• DIRECTION
Retype the data that follows line by line, exactly, and leave its pictures out.

─── MATERIAL

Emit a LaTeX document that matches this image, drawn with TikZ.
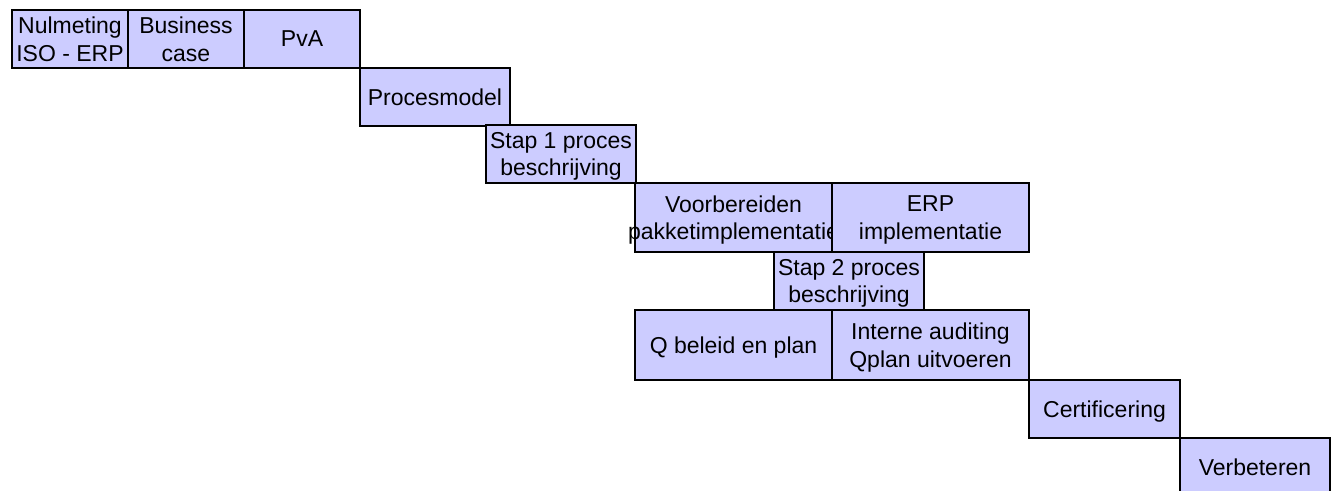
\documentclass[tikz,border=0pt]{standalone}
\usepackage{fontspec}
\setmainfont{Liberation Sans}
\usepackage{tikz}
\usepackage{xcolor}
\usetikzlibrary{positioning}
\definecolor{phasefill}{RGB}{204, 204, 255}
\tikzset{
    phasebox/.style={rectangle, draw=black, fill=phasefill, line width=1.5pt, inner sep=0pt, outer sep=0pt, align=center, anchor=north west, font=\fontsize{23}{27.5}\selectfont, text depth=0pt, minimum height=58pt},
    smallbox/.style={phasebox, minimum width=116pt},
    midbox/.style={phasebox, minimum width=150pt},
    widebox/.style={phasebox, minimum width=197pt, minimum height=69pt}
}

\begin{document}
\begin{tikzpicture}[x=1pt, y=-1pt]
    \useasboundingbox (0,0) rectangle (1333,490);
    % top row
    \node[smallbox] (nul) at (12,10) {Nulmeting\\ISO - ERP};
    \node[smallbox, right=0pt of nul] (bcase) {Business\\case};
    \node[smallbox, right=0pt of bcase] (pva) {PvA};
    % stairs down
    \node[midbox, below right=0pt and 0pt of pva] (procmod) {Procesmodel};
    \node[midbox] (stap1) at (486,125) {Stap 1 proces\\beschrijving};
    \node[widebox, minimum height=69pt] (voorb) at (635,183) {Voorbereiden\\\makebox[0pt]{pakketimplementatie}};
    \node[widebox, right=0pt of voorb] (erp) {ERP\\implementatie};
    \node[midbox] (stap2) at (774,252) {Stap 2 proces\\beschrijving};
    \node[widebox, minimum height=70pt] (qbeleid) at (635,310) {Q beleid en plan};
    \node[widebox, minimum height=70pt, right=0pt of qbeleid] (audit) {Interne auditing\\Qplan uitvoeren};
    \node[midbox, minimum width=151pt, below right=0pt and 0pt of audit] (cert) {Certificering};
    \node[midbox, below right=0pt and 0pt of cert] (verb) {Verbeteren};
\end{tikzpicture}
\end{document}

──────

• RESPONSE BELOW
Emit a LaTeX document that matches this image, drawn with TikZ.
\documentclass[tikz,border=0pt]{standalone}
\usepackage{fontspec}
\setmainfont{Liberation Sans}
\usepackage{tikz}
\usepackage{xcolor}
\usetikzlibrary{positioning}
\definecolor{phasefill}{RGB}{204, 204, 255}
\tikzset{
    phasebox/.style={rectangle, draw=black, fill=phasefill, line width=1.5pt, inner sep=0pt, outer sep=0pt, align=center, anchor=north west, font=\fontsize{23}{27.5}\selectfont, text depth=0pt, minimum height=58pt},
    smallbox/.style={phasebox, minimum width=116pt},
    midbox/.style={phasebox, minimum width=150pt},
    widebox/.style={phasebox, minimum width=197pt, minimum height=69pt}
}

\begin{document}
\begin{tikzpicture}[x=1pt, y=-1pt]
    \useasboundingbox (0,0) rectangle (1333,490);
    % top row
    \node[smallbox] (nul) at (12,10) {Nulmeting\\ISO - ERP};
    \node[smallbox, right=0pt of nul] (bcase) {Business\\case};
    \node[smallbox, right=0pt of bcase] (pva) {PvA};
    % stairs down
    \node[midbox, below right=0pt and 0pt of pva] (procmod) {Procesmodel};
    \node[midbox] (stap1) at (486,125) {Stap 1 proces\\beschrijving};
    \node[widebox, minimum height=69pt] (voorb) at (635,183) {Voorbereiden\\\makebox[0pt]{pakketimplementatie}};
    \node[widebox, right=0pt of voorb] (erp) {ERP\\implementatie};
    \node[midbox] (stap2) at (774,252) {Stap 2 proces\\beschrijving};
    \node[widebox, minimum height=70pt] (qbeleid) at (635,310) {Q beleid en plan};
    \node[widebox, minimum height=70pt, right=0pt of qbeleid] (audit) {Interne auditing\\Qplan uitvoeren};
    \node[midbox, minimum width=151pt, below right=0pt and 0pt of audit] (cert) {Certificering};
    \node[midbox, below right=0pt and 0pt of cert] (verb) {Verbeteren};
\end{tikzpicture}
\end{document}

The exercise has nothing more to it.